The NFL Draft was in its second day, televised courtesy of satellite images of team and league personnel inside their own homes, rather than presented at an outdoor venue in Nashville before thousands of football fans.

A lot has changed since then in the world. And, because of one fateful pick on Day 2 of the 2020 NFL Draft, a lot has changed with the Eagles.

They had a number of significant holes to fill on their roster: safety, linebacker, offensive line. They could have even doubled up on wide receiver after drafting Jalen Reagor from TCU with the 21st pick the day before. A pick that could have helped a team that barely made the playoffs a season before, thanks to a Herculean effort down the stretch from their franchise quarterback, Carson Wentz.

Instead, they drafted another quarterback: Jalen Hurts.

This was the most 2020 pick in the 2020 NFL Draft. And it happened a year ago today.

A team that had signed Wentz to one of the richest contracts in league history just 10 months prior, selected the one position they most definitely did not need.

What followed was inexplicable. Wentz had, by far, the worst season of his career. The Eagles, as a result, had their worst season in nearly a decade. And the team was forced to trade Wentz after the schism between franchise QB and head coach or front office – depending on what/whom you believe – became too great to mend.

A perennial playoff team became a disaster area. A Super Bowl-winning head coach, Doug Pederson, was kicked to the curb. And a franchise QB became a couple of future draft picks, and the largest dead money salary cap figure in NFL history - $33.8 million.

Did all of this happen because the Eagles drafted Hurts? It’s difficult to say. Wentz’s confidence was obviously shaken throughout the season, until he was benched for Hurts at halftime of the team’s Week 13 loss to the Packers.

Was Wentz distracted by the Eagles' drafting who he viewed as direct competition, not long after cementing his place as the QB of the present and the future? If so, where does one lay the blame? With the front office, who certainly didn’t need to reach for a quarterback with a highly valuable second-round pick? Or with Wentz for viewing the Hurts pick as an undermining factor?

There’s plenty of blame to go around, and what remains is a team that took a colossal step backwards in the year since selecting Hurts. And now Hurts is the de facto franchise quarterback of a team headed nowhere anytime soon.

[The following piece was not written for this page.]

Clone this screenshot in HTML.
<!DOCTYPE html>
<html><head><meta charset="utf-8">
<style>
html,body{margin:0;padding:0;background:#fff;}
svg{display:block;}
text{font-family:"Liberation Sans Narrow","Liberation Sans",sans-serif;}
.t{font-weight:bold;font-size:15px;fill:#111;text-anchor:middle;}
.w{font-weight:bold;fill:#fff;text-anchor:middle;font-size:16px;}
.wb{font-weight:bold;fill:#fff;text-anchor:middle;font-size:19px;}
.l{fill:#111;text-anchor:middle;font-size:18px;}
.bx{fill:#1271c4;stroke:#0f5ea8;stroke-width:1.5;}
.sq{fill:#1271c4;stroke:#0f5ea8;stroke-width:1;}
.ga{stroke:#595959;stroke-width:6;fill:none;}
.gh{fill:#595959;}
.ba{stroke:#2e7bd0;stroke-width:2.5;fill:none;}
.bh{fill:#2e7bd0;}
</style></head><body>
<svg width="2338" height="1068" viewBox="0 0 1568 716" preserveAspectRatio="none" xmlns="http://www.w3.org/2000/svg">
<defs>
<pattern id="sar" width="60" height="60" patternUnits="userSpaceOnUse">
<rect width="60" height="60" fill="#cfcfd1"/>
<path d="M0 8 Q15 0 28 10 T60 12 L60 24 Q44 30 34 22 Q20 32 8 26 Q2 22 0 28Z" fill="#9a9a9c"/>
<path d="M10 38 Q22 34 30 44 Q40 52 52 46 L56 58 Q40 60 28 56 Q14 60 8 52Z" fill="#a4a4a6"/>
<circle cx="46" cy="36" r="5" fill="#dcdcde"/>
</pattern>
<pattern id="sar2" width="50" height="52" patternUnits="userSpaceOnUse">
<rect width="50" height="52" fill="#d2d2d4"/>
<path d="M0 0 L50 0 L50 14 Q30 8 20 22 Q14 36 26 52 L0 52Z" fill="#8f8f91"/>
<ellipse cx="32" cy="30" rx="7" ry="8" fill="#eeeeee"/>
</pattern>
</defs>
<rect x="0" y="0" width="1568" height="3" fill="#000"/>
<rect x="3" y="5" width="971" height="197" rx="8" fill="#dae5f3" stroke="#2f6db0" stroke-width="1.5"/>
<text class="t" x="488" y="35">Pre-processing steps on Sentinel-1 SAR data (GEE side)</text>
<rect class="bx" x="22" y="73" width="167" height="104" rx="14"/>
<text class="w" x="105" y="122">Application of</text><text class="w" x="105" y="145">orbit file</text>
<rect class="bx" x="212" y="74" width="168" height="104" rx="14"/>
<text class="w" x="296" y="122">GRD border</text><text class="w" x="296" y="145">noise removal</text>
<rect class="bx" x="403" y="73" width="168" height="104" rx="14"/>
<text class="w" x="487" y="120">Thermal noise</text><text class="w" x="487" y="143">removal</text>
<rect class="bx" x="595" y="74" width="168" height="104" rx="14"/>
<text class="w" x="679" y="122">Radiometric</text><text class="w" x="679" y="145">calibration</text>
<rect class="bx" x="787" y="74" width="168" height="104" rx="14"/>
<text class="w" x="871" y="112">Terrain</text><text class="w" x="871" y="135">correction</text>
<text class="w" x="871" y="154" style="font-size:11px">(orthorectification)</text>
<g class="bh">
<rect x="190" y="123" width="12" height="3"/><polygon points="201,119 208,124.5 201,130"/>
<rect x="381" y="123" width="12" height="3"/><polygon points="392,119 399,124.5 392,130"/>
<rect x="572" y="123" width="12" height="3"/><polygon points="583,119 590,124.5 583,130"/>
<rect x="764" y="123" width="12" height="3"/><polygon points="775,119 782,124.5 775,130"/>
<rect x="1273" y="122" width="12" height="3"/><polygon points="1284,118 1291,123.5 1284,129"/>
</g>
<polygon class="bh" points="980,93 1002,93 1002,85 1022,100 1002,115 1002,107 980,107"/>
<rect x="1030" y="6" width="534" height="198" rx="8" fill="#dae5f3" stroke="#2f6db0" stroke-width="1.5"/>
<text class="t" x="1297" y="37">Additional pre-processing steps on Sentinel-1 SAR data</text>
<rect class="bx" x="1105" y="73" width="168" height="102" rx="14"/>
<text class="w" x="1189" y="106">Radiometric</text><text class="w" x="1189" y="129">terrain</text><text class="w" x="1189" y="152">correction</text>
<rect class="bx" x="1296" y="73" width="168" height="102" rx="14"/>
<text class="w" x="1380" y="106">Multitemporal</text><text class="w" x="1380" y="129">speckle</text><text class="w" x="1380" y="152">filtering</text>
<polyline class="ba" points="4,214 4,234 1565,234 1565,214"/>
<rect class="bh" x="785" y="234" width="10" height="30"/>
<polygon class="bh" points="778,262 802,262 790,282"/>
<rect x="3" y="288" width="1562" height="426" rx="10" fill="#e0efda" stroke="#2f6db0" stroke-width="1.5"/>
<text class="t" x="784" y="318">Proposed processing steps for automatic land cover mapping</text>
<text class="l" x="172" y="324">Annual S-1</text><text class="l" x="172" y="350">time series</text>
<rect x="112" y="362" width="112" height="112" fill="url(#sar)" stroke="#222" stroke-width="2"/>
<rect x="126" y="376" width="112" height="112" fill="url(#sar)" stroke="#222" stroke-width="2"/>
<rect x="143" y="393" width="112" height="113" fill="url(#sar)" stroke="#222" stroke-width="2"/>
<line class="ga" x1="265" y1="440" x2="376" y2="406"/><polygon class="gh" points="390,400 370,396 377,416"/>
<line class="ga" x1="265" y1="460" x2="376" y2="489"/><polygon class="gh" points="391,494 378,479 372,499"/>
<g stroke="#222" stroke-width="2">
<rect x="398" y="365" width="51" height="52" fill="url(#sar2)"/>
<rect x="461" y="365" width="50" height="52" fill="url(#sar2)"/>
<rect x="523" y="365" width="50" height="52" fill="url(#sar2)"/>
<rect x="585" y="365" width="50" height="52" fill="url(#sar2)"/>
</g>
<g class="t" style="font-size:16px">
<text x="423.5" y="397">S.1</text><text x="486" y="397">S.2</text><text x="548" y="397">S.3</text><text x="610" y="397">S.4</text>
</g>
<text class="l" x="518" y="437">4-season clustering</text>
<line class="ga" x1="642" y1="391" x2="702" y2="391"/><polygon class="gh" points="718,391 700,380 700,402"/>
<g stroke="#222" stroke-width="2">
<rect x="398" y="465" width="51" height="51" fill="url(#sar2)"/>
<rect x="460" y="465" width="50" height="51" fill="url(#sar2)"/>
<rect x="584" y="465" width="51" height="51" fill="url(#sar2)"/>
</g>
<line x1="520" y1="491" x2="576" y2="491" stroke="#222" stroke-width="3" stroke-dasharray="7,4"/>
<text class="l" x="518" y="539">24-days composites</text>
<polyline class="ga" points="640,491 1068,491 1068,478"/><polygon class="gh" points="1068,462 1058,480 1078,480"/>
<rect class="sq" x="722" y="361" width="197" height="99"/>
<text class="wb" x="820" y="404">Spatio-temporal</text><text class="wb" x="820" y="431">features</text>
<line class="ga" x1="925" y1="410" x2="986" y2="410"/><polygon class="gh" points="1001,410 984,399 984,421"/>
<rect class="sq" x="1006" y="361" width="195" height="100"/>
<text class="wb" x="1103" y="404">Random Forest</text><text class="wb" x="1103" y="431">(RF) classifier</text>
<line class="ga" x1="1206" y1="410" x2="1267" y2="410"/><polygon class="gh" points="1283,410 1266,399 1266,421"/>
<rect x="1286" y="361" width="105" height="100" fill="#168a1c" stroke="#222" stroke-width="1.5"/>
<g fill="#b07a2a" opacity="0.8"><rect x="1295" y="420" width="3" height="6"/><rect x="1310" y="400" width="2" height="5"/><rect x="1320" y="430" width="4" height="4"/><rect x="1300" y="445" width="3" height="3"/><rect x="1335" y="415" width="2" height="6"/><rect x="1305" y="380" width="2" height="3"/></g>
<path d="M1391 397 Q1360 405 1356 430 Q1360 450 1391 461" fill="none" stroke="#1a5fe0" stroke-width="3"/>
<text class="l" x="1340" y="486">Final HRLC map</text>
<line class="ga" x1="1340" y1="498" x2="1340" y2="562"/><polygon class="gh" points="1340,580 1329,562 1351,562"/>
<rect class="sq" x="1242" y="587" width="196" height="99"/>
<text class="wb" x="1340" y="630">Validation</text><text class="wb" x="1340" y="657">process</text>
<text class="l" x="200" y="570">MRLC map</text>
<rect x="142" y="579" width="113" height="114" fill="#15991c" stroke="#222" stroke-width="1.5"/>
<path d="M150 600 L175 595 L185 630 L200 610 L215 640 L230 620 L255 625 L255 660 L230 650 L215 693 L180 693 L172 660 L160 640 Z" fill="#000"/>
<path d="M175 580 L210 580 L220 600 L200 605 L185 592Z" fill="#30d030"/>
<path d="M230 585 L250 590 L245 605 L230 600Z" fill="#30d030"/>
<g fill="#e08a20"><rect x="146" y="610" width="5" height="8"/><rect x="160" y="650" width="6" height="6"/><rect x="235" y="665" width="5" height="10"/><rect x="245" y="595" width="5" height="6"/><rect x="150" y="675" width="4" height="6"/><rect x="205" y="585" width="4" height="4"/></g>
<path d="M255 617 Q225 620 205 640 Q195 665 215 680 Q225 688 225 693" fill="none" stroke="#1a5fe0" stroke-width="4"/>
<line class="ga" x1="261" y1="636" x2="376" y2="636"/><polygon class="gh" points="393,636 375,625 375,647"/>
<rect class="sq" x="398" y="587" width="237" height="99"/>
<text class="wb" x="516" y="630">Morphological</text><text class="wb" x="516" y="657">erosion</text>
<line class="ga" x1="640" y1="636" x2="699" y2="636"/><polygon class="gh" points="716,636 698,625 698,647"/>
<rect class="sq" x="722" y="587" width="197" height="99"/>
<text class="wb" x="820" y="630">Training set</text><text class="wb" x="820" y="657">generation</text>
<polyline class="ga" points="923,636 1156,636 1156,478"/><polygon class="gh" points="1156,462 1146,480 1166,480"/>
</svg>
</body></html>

Now, Hurts can do plenty to change that. He can step up in his inherited QB1 role and lead a team that still has weapons on offense. Zach Ertz, for the moment, is still under contract, and has plenty of football left. He doesn’t, however, have his BFF Wentz still under center. Wentz threw Ertz more passes – by far – than any other target during his five seasons in Philadelphia.

He has Miles Sanders, who could turn out to be a solid, if not spectacular, all-around running back, if we can trust his hands again. And Hurts has the receiver selected a day before he was taken in Reagor, who will be eager to erase a rookie season that could be described as average at best.

On the steps of the Art Museum three years ago, Pederson said presciently, “This is our New Norm.” Since the 2020 Draft, and the selection of Hurts, normal seems light years away.